I dismounted in the central courtyard to a scene of general surprise. The family had not asked, and Mamina had not told them, that the friend coming to visit was white. Having a white guest is a very, very big deal in rural Burkina Faso. It brings honour and status to the family in general, Mamina in particular, as well as to anyone else Mamina had me visit. I can only imagine what was going through everyone's heads when I showed up in their courtyard.

I had lots to take in as well. Mamina's father-in-law has four wives, each of whom has between four and six living children. Of them all, Gaoussou alone has finished high school. This is fairly normal for village life. The courtyard had plenty of chickens and goats, and one small cow that spent all its time in a shaded corner with its food. Three of the wives have their houses in the family courtyard while the fourth one lives with the rest of the family in Bobo-Diolasso. The father-in-law also has his house in the courtyard and he spends most of his time reading the Koran, listening to the radio, or hanging out with other old men near the mosque. The mothers-in-law still do some work around food preparation and raising the grandkids, but they have lots of leisure time too.

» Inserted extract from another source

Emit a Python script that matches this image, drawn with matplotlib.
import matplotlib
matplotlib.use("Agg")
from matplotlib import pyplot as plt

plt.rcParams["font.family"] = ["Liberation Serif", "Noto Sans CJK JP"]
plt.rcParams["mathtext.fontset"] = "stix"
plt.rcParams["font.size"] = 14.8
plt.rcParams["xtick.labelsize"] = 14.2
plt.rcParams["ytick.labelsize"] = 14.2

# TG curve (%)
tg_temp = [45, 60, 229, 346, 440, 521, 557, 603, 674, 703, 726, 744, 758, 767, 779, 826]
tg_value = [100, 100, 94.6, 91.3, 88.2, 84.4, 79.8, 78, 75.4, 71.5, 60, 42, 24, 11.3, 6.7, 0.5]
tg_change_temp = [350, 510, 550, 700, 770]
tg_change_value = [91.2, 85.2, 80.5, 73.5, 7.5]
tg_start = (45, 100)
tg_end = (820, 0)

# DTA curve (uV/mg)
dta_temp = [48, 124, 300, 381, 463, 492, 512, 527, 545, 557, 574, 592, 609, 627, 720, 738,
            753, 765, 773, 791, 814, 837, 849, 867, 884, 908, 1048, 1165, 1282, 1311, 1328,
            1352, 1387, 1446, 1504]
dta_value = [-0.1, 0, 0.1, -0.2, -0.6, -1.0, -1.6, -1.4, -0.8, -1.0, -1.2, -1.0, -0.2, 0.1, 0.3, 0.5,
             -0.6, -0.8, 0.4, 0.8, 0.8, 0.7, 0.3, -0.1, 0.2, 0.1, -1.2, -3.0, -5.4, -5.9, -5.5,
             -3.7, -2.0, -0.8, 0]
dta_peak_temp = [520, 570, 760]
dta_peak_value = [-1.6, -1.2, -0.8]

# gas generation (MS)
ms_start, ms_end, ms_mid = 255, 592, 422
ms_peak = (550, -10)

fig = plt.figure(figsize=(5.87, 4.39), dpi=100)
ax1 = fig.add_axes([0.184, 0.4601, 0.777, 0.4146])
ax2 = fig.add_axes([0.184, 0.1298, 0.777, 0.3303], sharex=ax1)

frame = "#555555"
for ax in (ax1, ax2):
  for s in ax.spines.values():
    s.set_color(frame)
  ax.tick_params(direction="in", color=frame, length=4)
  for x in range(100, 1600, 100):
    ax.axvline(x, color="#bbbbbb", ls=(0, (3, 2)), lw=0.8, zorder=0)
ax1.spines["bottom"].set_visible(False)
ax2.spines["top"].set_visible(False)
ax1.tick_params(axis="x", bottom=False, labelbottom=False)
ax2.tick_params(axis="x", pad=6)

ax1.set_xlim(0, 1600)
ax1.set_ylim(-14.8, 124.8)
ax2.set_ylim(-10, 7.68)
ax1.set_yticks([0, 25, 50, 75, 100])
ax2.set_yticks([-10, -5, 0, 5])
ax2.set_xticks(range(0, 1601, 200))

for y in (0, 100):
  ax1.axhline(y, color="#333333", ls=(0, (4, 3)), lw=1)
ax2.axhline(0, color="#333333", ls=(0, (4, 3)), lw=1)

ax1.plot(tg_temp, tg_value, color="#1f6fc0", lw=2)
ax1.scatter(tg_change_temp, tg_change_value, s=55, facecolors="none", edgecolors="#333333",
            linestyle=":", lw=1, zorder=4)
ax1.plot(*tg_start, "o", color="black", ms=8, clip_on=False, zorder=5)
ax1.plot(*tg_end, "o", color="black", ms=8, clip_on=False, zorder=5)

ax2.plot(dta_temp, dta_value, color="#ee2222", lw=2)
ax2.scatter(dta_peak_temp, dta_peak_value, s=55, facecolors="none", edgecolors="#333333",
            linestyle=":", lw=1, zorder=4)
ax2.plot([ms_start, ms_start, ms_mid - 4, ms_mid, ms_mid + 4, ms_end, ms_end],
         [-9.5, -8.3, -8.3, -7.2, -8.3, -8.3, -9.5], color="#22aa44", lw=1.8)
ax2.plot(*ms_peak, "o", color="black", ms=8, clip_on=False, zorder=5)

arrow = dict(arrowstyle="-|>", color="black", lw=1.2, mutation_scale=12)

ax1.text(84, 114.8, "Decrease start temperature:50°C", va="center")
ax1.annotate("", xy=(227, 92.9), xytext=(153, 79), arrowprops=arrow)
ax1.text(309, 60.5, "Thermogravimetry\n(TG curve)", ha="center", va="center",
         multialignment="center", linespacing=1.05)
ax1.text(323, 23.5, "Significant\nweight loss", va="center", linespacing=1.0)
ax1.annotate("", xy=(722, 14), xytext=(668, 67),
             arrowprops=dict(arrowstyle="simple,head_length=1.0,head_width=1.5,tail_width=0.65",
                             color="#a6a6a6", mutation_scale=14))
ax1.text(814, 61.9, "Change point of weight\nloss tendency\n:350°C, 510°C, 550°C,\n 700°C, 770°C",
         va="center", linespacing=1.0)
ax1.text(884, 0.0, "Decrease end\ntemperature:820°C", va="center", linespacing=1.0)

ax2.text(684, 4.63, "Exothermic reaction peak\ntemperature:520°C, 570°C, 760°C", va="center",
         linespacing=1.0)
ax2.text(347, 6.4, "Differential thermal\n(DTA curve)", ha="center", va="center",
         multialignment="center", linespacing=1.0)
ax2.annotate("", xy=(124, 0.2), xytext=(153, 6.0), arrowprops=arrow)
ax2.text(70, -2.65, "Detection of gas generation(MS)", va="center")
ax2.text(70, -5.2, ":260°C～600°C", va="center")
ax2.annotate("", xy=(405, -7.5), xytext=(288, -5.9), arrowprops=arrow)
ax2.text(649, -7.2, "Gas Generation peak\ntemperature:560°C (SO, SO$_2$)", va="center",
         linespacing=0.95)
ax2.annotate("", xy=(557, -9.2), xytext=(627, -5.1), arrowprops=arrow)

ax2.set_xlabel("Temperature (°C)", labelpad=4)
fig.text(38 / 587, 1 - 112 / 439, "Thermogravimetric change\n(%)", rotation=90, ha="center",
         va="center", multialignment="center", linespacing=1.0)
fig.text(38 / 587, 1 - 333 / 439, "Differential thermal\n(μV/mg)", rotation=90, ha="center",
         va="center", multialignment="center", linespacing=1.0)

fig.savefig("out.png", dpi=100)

So much for the older generation. Gaoussou and four of his brothers also live in little houses around the compound with their wives. The other brothers live in other villages and in Bobo-Diolasso, while the sisters are all married and live with their in-laws. So far only one of the brothers has two wives. Some traditions die hard.

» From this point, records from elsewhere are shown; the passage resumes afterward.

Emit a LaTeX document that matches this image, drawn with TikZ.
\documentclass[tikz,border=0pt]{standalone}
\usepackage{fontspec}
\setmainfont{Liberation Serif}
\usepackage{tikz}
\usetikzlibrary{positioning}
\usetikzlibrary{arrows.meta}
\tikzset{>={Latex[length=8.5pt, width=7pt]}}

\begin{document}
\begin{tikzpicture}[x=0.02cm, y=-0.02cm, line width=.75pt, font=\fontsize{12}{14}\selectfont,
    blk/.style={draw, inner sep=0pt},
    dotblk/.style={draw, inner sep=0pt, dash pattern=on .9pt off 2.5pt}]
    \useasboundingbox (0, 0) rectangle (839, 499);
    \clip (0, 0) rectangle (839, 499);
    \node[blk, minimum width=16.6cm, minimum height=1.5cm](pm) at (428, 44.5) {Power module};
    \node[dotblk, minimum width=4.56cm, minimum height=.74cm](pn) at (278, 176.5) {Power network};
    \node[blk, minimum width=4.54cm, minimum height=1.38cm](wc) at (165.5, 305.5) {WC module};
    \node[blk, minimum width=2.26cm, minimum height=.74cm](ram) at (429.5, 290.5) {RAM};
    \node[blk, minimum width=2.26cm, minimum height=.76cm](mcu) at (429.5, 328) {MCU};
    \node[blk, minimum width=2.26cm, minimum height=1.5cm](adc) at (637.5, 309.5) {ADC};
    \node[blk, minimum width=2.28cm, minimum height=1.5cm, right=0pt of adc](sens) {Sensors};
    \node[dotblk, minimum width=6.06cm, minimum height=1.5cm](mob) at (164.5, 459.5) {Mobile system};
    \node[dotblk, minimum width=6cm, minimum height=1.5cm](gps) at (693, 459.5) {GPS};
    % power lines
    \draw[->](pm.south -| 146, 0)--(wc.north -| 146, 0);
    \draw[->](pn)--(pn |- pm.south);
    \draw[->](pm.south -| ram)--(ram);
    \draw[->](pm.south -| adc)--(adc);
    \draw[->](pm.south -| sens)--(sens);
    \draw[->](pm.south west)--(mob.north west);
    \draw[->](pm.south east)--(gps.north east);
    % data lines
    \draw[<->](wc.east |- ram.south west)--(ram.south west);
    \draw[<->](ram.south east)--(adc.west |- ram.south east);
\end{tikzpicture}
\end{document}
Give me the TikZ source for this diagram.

Family planning, however, has made an impact on the village and the younger generation has significantly fewer children than their parents had. With fewer children, odds are greater that they will go to school. Mamina is bound and determined that she will stop at two. In that, she had my full sympathy, especially when one considers how much more dangerous and excruciating childbirth is when one has undergone genital mutilation.

Life for a married woman in a big family is not easy. There's a lot of scheming and pettiness, even though individually they might all be very nice people. As the only woman in the family to have an education greater than primary school, Mamina often finds herself at odds with her female in-laws about what she should and shouldn't be able to do. They don't like it, for instance, when she works outside the home for goverent campaigns against polio or other things that require the help of literate locals. They complain that such things take her away from her cooking duties, even though they know that she and Gaoussou are the least well-off in the compound and she has to do what she can to contribute to the household finances. The father-in-law doesn't give them financial support because he's retired, he has other children to help out, and he feels that he's spent plenty on Gaoussou's education already.

Naturally everyone was very sweet to me and kept feeding me every time I turned around, and I am very fond of all of them. If Mamina hadn't told me about normal life in the courtyard I would never have known.

I stayed eight days in the village, during which time I visited Mamina's parents and siblings twice (questions mostly centred on which crops we grow in Canada), experienced two market days, attended a relative's funeral in a traditional Muslim boubou, and visited the gold mines outside the village. These were the small, Burkinabe run gold mines as opposed to SEMAFO, the much larger Canadian-run mines a little farther outside town.

After eight days in the village without electricity, running water, or anything cold to drink, I was looking forward to going to visit Mamina's uncle in Bobo. He's her father's half-brother (same father, different wife) and he's a Major in the Burkinabe army and thus quite well-off. He has a large house in Bobo, only one wife, six kids (all in school), and, joy of joys, ceiling fans!! He also has a TV, where I managed to catch a few Olympic highlights and follow the coup d'état in neoghbouring Niger and the mass protests in Cote d'Ivoire. I won't be visiting either of those countries.

Mamina and I did a lot of sightseeing and souvenir shopping in Bobo. We saw the old mosque, built in 1880, the old quarter of the city, where we actually got to go onto the oldest house in the city and see the tomb of the city's founder (he's buried standing up in the living room, only the head of the tomb protrudes above ground). It was unusual for is to get into that house because the founder's descendents still live in it.

Random fact: Bobo also goes by the name of Sia, which was the name of the founder's favourite wife who made the best dolo in town back when it was brand new.

Then Mamina, the baby, her cousin Adiaratou, and I borrowed her uncle's car, hired a chauffeur and drove the 85km to Banfora. Banfora is far in the south-west, practically on the border with Cote d'Ivoire, and it's lush and green. The country's sugar is produced there and they had fruit-bearing trees of all kinds. We first visited the Sindou Peaks, which are otherworldly hoodoos rising suddenly out of a flat and uninspired countryside. After sweating our way up and down the peaks in the midday sun we booked it for the Karifegula waterfalls. We brought a picnic and splashed around in the water for the whole afternoon. It was the first time I'd gotten cold in Burkina, and it was bliss!

Mamina and I parted ways at Boromo and I continued on to Ouaga. I'll be here for the better part of a week getting my visa for Ghana and preparing for the next part of my trip. If any of you want o call me, now would be a good time :).

1 comment:

  1. No doubt, this is a great story from you. Your story of your stay in Safane is accurate and lively. You almost took me back in space to my native village, Safane. This is a report to keep jealously in my archives.